[Begin]
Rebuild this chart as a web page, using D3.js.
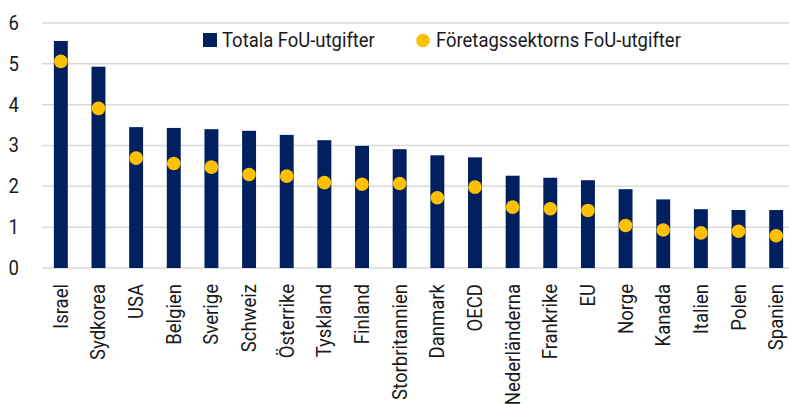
<!DOCTYPE html>
<html><head><meta charset="utf-8">
<script src="https://cdn.jsdelivr.net/npm/d3@7"></script>
<style>
body{margin:0;background:#fff;}
svg{display:block;}
text{font-family:Roboto,"Noto Sans",sans-serif;fill:#1a1a1a;}
</style></head>
<body><svg id="c" width="789" height="404"></svg>
<script>
const categories = ["Israel","Sydkorea","USA","Belgien","Sverige","Schweiz","Österrike","Tyskland","Finland","Storbritannien","Danmark","OECD","Nederländerna","Frankrike","EU","Norge","Kanada","Italien","Polen","Spanien"];
const totalRD = [5.56,4.93,3.45,3.43,3.40,3.36,3.26,3.13,2.99,2.91,2.76,2.71,2.26,2.21,2.15,1.93,1.68,1.44,1.42,1.42];
const businessRD = [5.06,3.91,2.69,2.56,2.47,2.29,2.25,2.09,2.05,2.07,1.72,1.98,1.49,1.45,1.41,1.04,0.93,0.86,0.90,0.79];
const yTicks = [0,1,2,3,4,5,6];
const seriesNames = ["Totala FoU-utgifter","Företagssektorns FoU-utgifter"];

const navy = "#002060", gold = "#FFC000";
const svg = d3.select("#c");
const x = d3.scaleBand().domain(categories).range([42, 795]).paddingInner(0.63).paddingOuter(0.315);
const y = d3.scaleLinear().domain([0,6]).range([268, 23]);

// gridlines
svg.append("g").selectAll("line").data(yTicks).join("line")
  .attr("x1", 42).attr("x2", 789)
  .attr("y1", d => y(d)).attr("y2", d => y(d))
  .attr("stroke", "#d9d9d9").attr("stroke-width", 1.5);

// bars
svg.append("g").selectAll("rect").data(categories).join("rect")
  .attr("x", (d) => x(d)).attr("width", x.bandwidth())
  .attr("y", (d,i) => y(totalRD[i])).attr("height", (d,i) => y(0) - y(totalRD[i]))
  .attr("fill", navy);

// dots
svg.append("g").selectAll("circle").data(categories).join("circle")
  .attr("cx", d => x(d) + x.bandwidth()/2)
  .attr("cy", (d,i) => y(businessRD[i]))
  .attr("r", 6.8).attr("fill", gold);

// x axis labels
const xa = svg.append("g").attr("transform","translate(0,268)")
  .call(d3.axisBottom(x).tickSize(0).tickPadding(0));
xa.select(".domain").remove();
const xt = xa.selectAll("text")
  .style("font-size","20px").style("font-family",null).attr("fill","#1a1a1a")
  .attr("text-anchor","end").attr("dy",null).attr("y",0);
let refLen = 1;
xt.each(function(d){ if(d==="Storbritannien") refLen = this.getComputedTextLength(); });
const fx = 116/refLen;
xt.attr("transform",`translate(7,16) rotate(-90) scale(${fx},1)`);

// y axis labels
const ya = svg.append("g").attr("transform","translate(19,0)")
  .call(d3.axisLeft(y).tickValues(yTicks).tickSize(0).tickPadding(0).tickFormat(d3.format("d")));
ya.select(".domain").remove();
ya.selectAll("text").style("font-size","20px").style("font-family",null).attr("fill","#1a1a1a")
  .attr("transform",`scale(${fx},1)`).attr("x",0);

// legend
const lg = svg.append("g");
lg.append("rect").attr("x",203).attr("y",33).attr("width",14).attr("height",14).attr("fill",navy);
const t1 = lg.append("text").attr("x",0).attr("y",47.5).style("font-size","21px").text(seriesNames[0]);
const f1 = 153/t1.node().getComputedTextLength();
t1.attr("transform",`translate(222,0) scale(${f1},1)`);
lg.append("circle").attr("cx",423).attr("cy",40.5).attr("r",6.8).attr("fill",gold);
const t2 = lg.append("text").attr("x",0).attr("y",47.5).style("font-size","21px").text(seriesNames[1]);
t2.attr("transform",`translate(436,0) scale(${f1},1)`);
</script></body></html>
[End]
Given problem:
From the data above, copy each line that has the string "this".

The solution:
Rebuild this chart as a web page, using D3.js.
xt.each(function(d){ if(d==="Storbritannien") refLen = this.getComputedTextLength(); });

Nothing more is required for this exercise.